*Code that draws figures*:
§ §

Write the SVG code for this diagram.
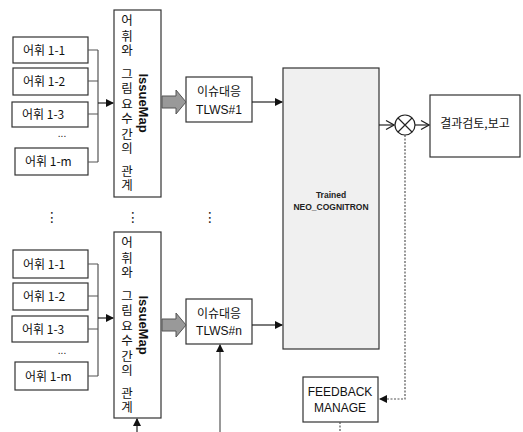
<svg xmlns="http://www.w3.org/2000/svg" width="523" height="432" viewBox="0 0 523 432">
<style>
.box{fill:#fff;stroke:#333;stroke-width:1.2}
.big{fill:#f0f0f0;stroke:#333;stroke-width:1.2}
.kr{font-family:"Noto Sans CJK KR","Liberation Sans",sans-serif;font-size:12px;fill:#111}
.lat{font-family:"Liberation Sans","Noto Sans CJK KR",sans-serif;font-size:12px;fill:#111}
.vt{font-family:"Noto Sans CJK KR",sans-serif;font-size:12.5px;fill:#111;writing-mode:vertical-rl;text-orientation:upright}
.im{font-family:"Liberation Sans",sans-serif;font-size:13px;font-weight:bold;fill:#111;text-anchor:middle}
.nc{font-family:"Liberation Sans",sans-serif;font-size:8.5px;font-weight:bold;fill:#222;text-anchor:middle}
.mid{text-anchor:middle}
.br{fill:none;stroke:#555;stroke-width:1.2}
.ln{fill:none;stroke:#222;stroke-width:1.2}
.dot{fill:none;stroke:#555;stroke-width:1.2;stroke-dasharray:2 1.5}
.gar{fill:#999;stroke:#555;stroke-width:1}
.dots{font-family:"DejaVu Sans",sans-serif;font-size:14px;fill:#222;text-anchor:middle}
</style>
<defs>
<marker id="ah" markerWidth="8" markerHeight="8" refX="7" refY="4" orient="auto" markerUnits="userSpaceOnUse"><path d="M0,0 L8,4 L0,8 Z" fill="#111"/></marker>
<marker id="av" markerWidth="10" markerHeight="10" refX="9" refY="5" orient="auto" markerUnits="userSpaceOnUse"><path d="M1,0.5 L9,5 L1,9.5" fill="none" stroke="#222" stroke-width="1.2"/></marker>
</defs>

<g id="vocab-top">
<g id="v1-1"><rect class="box" x="13" y="37" width="75" height="26"/><text class="kr" x="23" y="55">어휘 1-1</text></g>
<g id="v1-2"><rect class="box" x="13" y="68" width="75" height="27"/><text class="kr" x="23" y="86">어휘 1-2</text></g>
<g id="v1-3"><rect class="box" x="12" y="102" width="76" height="25"/><text class="kr" x="22" y="119">어휘 1-3</text></g>
<text class="lat mid" x="62" y="137" style="font-size:10px">...</text>
<g id="v1-m"><rect class="box" x="15" y="148" width="73" height="27"/><text class="kr" x="25" y="166">어휘 1-m</text></g>
</g>

<g id="issuemap-top">
<rect class="box" x="114" y="10" width="47" height="187"/>
<text class="vt"><tspan x="127" y="14">어</tspan><tspan x="127" y="29">휘</tspan><tspan x="127" y="44">와</tspan><tspan x="127" y="67">그</tspan><tspan x="127" y="82">림</tspan><tspan x="127" y="97">요</tspan><tspan x="127" y="112">수</tspan><tspan x="127" y="127">간</tspan><tspan x="127" y="142">의</tspan><tspan x="127" y="164">관</tspan><tspan x="127" y="179">계</tspan></text>
<text class="im" transform="translate(143,103) rotate(90)" y="4">IssueMap</text>
</g>

<g id="tlws1"><rect class="box" x="186" y="77" width="66" height="45"/><text class="kr mid" x="219" y="96">이슈대응</text><text class="lat mid" x="219" y="114">TLWS#1</text></g>

<g id="vdots">
<text class="dots" x="52" y="222">⋮</text>
<text class="dots" x="133" y="222">⋮</text>
<text class="dots" x="210" y="222">⋮</text>
</g>

<g id="vocab-bot">
<g id="w1-1"><rect class="box" x="13" y="250" width="75" height="28"/><text class="kr" x="23" y="269">어휘 1-1</text></g>
<g id="w1-2"><rect class="box" x="13" y="283" width="75" height="27"/><text class="kr" x="23" y="301">어휘 1-2</text></g>
<g id="w1-3"><rect class="box" x="12" y="316" width="76" height="26"/><text class="kr" x="22" y="334">어휘 1-3</text></g>
<text class="lat mid" x="62" y="354" style="font-size:10px">...</text>
<g id="w1-m"><rect class="box" x="15" y="362" width="73" height="28"/><text class="kr" x="25" y="381">어휘 1-m</text></g>
</g>

<g id="issuemap-bot">
<rect class="box" x="114" y="232" width="47" height="186"/>
<text class="vt"><tspan x="127" y="236">어</tspan><tspan x="127" y="251">휘</tspan><tspan x="127" y="266">와</tspan><tspan x="127" y="289">그</tspan><tspan x="127" y="304">림</tspan><tspan x="127" y="319">요</tspan><tspan x="127" y="334">수</tspan><tspan x="127" y="349">간</tspan><tspan x="127" y="364">의</tspan><tspan x="127" y="386">관</tspan><tspan x="127" y="401">계</tspan></text>
<text class="im" transform="translate(143,325) rotate(90)" y="4">IssueMap</text>
</g>

<g id="tlwsn"><rect class="box" x="186" y="299" width="66" height="45"/><text class="kr mid" x="219" y="318">이슈대응</text><text class="lat mid" x="219" y="335">TLWS#n</text></g>

<g id="neo"><rect class="big" x="283" y="68" width="96" height="281"/><text class="nc" x="331" y="198">Trained</text><text class="nc" x="331" y="210">NEO_COGNITRON</text></g>

<g id="mult"><circle cx="405" cy="125" r="10" fill="#fff" stroke="#222" stroke-width="1.2"/><path d="M398,118 L412,132 M412,118 L398,132" stroke="#222" stroke-width="1.2"/></g>

<g id="result"><rect class="box" x="430" y="95" width="90" height="62"/><text class="kr mid" x="475" y="128">결과검토,보고</text></g>

<g id="feedback"><rect class="box" x="303" y="377" width="75" height="45"/><text class="lat mid" x="340" y="396">FEEDBACK</text><text class="lat mid" x="340" y="412">MANAGE</text></g>

<g id="connectors">
<path class="br" d="M88,50 H98 M88,81 H98 M88,114 H98 M88,162 H98 M98,50 V162"/>
<path class="ln" d="M98,103 H113" marker-end="url(#ah)"/>
<path class="br" d="M88,264 H98 M88,296 H98 M88,329 H98 M88,376 H98 M98,264 V376"/>
<path class="ln" d="M98,318 H113" marker-end="url(#ah)"/>
<path class="gar" d="M162,96 H176 V90 L186,102 L176,114 V108 H162 Z"/>
<path class="gar" d="M162,319 H176 V313 L186,325 L176,337 V331 H162 Z"/>
<path class="ln" d="M252,102 H282" marker-end="url(#ah)"/>
<path class="ln" d="M252,325 H282" marker-end="url(#ah)"/>
<path class="ln" d="M379,125 H394" marker-end="url(#av)"/>
<path class="ln" d="M415,125 H429" marker-end="url(#av)"/>
<path class="dot" d="M405,135 V399 H380" marker-end="url(#ah)"/>
<path class="dot" d="M340,422 V432"/>
<path class="ln" d="M137,432 V419" marker-end="url(#ah)"/>
<path class="br" d="M220,432 V345" marker-end="url(#ah)"/>
</g>
</svg>
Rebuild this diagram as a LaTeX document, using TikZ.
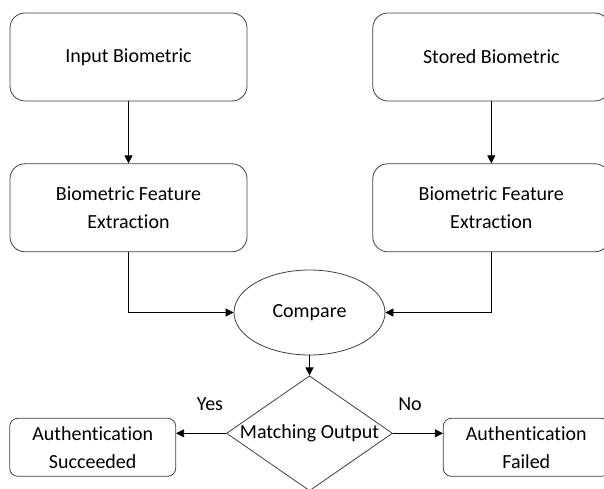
\documentclass[tikz,border=0pt]{standalone}
\usepackage{fontspec}
\setmainfont[RawFeature=-liga]{Carlito}
\usepackage{tikz}
\usetikzlibrary{shapes,arrows,positioning}
\usetikzlibrary{arrows.meta}
\usetikzlibrary{shapes.geometric,calc}
\definecolor{myedge}{RGB}{64,64,64}

\begin{document}
\begin{tikzpicture}[x=1pt,y=1pt,
    every node/.style={font=\fontsize{20}{28}\selectfont,text=black},
    procbox/.style={draw=myedge,line width=0.8pt,rounded corners=15pt,
      minimum width=237pt,minimum height=88pt,align=center,inner sep=0pt},
    endbox/.style={draw=myedge,line width=0.8pt,rounded corners=8pt,
      minimum width=166pt,minimum height=58pt,align=center,inner sep=0pt},
    cmpnode/.style={draw=myedge,line width=0.8pt,ellipse,
      minimum width=151pt,minimum height=85pt,inner sep=0pt},
    decnode/.style={draw=myedge,line width=0.8pt,diamond,
      minimum width=166pt,minimum height=115pt,inner sep=0pt},
    lbl/.style={inner sep=0pt},
    flow/.style={-{Triangle[length=8pt,width=8pt]},line width=0.8pt,black}
  ]
  \useasboundingbox (0,0) rectangle (604,-489);

  % the input column
  \node[procbox] (inA) at (128.5,-57) {Input Biometric};
  \node[procbox,below=62pt of inA] (featA) {Biometric Feature\\Extraction};

  % the stored column
  \node[procbox,right=125pt of inA] (inB) {Stored Biometric};
  \node[procbox,below=62pt of inB] (featB) {Biometric Feature\\Extraction};

  % the comparison and the decision
  \node[cmpnode] (cmp) at (309.5,-312.5) {Compare};
  \node[decnode,below=20pt of cmp,label={center:Matching Output}] (match) {};

  % the results
  \node[endbox,left=50pt of match,yshift=-14pt] (succ) {Authentication\\Succeeded};
  \node[endbox,right=50pt of match,yshift=-14pt] (fail) {Authentication\\Failed};
  \node[lbl] (yes) at (210,-404) {Yes};
  \node[lbl] (no) at (410,-404) {No};

  % the edges
  \draw[flow] (inA) -- (featA);
  \draw[flow] (inB) -- (featB);
  \draw[flow] (featA.south) |- (cmp.west);
  \draw[flow] (featB.south) |- (cmp.east);
  \draw[flow] (cmp) -- (match);
  \draw[flow] (match.west) -- (match.west -| succ.east);
  \draw[flow] (match.east) -- (match.east -| fail.west);
\end{tikzpicture}
\end{document}
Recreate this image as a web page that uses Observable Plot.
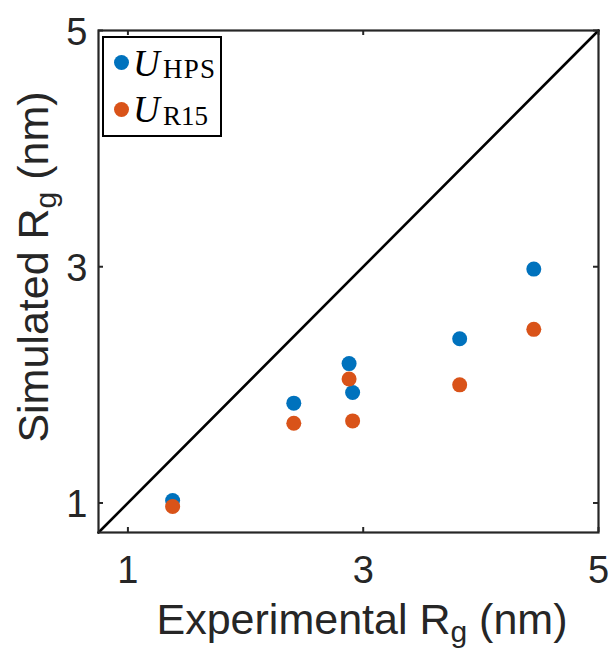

§ §

*Exercise brief*: Look above for lines with the word "diagram" and copy them all.

*Exercise result*:
Write the SVG code for this diagram.
Rebuild this diagram as a LaTeX document, using TikZ.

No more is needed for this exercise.